= Dataset content =

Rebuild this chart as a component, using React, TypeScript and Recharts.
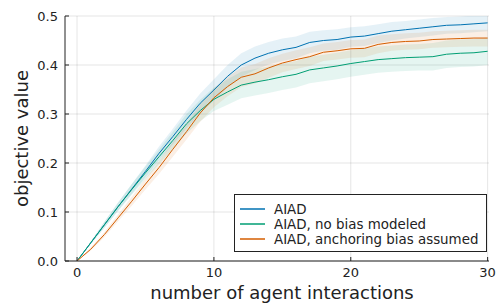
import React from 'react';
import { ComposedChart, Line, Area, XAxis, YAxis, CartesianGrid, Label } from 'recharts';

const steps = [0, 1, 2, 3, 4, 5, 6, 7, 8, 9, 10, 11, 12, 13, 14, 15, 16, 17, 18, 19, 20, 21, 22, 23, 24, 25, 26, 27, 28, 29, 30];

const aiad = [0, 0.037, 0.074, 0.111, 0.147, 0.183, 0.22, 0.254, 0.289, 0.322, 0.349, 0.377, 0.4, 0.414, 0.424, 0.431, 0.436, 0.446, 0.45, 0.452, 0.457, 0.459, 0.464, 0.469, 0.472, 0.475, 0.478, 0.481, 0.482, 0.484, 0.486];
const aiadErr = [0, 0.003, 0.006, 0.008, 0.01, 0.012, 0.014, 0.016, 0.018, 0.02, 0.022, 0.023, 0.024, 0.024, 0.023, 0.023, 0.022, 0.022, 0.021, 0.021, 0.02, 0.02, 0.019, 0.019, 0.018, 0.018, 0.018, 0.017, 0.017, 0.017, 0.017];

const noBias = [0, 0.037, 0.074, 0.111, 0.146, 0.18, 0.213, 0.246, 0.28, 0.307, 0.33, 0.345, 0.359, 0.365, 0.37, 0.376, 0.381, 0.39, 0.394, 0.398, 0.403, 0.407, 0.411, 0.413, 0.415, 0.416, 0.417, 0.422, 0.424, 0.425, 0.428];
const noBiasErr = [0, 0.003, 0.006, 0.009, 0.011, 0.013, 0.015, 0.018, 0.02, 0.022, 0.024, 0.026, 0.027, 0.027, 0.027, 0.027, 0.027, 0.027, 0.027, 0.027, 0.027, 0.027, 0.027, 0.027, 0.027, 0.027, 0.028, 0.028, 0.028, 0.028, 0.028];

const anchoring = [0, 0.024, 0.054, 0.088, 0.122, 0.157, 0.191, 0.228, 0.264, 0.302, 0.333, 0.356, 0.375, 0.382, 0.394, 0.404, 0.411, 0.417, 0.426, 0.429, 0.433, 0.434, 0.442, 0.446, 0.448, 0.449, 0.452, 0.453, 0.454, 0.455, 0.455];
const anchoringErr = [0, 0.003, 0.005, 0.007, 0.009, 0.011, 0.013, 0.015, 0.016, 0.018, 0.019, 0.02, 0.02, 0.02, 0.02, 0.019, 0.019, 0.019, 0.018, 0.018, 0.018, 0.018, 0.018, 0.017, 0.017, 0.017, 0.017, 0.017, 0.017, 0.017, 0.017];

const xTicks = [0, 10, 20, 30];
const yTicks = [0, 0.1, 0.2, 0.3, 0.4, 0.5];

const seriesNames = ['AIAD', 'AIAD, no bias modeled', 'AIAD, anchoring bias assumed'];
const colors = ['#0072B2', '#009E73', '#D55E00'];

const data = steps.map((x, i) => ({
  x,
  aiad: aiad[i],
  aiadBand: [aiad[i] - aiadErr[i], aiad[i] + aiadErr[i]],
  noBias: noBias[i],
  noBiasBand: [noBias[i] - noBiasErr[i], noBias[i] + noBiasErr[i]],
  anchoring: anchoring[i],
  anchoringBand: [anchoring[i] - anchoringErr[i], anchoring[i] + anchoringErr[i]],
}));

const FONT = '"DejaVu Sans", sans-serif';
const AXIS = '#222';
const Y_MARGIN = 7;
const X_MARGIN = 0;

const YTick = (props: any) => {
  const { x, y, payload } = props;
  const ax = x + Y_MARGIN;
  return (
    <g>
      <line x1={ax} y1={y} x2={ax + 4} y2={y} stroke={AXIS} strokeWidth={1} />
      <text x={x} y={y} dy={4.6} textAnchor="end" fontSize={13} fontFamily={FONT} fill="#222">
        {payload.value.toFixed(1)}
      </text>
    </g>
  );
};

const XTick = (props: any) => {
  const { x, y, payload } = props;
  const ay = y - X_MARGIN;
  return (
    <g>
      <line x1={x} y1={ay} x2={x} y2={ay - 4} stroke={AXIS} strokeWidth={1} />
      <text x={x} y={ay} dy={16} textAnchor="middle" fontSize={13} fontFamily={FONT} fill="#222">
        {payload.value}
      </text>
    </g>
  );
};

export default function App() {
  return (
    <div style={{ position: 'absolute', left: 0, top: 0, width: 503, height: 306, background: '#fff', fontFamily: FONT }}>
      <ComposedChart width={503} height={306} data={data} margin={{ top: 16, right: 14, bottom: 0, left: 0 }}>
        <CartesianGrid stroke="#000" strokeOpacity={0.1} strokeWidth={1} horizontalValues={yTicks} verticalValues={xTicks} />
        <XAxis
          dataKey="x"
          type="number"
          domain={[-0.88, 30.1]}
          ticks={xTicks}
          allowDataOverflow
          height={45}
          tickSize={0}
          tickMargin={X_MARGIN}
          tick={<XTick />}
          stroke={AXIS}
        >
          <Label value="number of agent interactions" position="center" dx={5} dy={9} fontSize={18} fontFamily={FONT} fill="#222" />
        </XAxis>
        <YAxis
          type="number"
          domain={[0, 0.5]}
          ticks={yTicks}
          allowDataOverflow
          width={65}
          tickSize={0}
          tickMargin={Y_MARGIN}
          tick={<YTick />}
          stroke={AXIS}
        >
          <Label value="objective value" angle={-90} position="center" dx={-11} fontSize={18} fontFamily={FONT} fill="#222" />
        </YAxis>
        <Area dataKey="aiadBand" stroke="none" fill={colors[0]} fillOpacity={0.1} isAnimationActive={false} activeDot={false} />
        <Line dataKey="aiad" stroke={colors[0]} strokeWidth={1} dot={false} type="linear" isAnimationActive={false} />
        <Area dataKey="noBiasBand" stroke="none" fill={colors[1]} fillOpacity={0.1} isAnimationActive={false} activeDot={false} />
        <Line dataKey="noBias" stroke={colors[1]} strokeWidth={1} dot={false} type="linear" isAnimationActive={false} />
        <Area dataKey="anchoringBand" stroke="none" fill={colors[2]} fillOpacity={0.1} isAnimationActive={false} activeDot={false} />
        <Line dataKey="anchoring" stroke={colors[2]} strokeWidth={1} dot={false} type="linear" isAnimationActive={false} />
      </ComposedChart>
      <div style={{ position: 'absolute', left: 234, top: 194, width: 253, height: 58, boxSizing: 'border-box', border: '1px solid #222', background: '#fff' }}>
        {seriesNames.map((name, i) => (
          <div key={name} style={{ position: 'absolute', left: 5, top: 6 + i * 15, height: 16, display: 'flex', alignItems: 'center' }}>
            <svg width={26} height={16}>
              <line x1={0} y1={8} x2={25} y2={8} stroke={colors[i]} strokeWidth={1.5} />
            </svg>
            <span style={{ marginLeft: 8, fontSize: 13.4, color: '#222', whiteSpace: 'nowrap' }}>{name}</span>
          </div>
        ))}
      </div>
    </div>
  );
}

= Work to be completed =
Repeat, with no pictures, each line from the beginning of the data through the line containing "28, 29, 30];", inclusive.

= The response =
Rebuild this chart as a component, using React, TypeScript and Recharts.
import React from 'react';
import { ComposedChart, Line, Area, XAxis, YAxis, CartesianGrid, Label } from 'recharts';

const steps = [0, 1, 2, 3, 4, 5, 6, 7, 8, 9, 10, 11, 12, 13, 14, 15, 16, 17, 18, 19, 20, 21, 22, 23, 24, 25, 26, 27, 28, 29, 30];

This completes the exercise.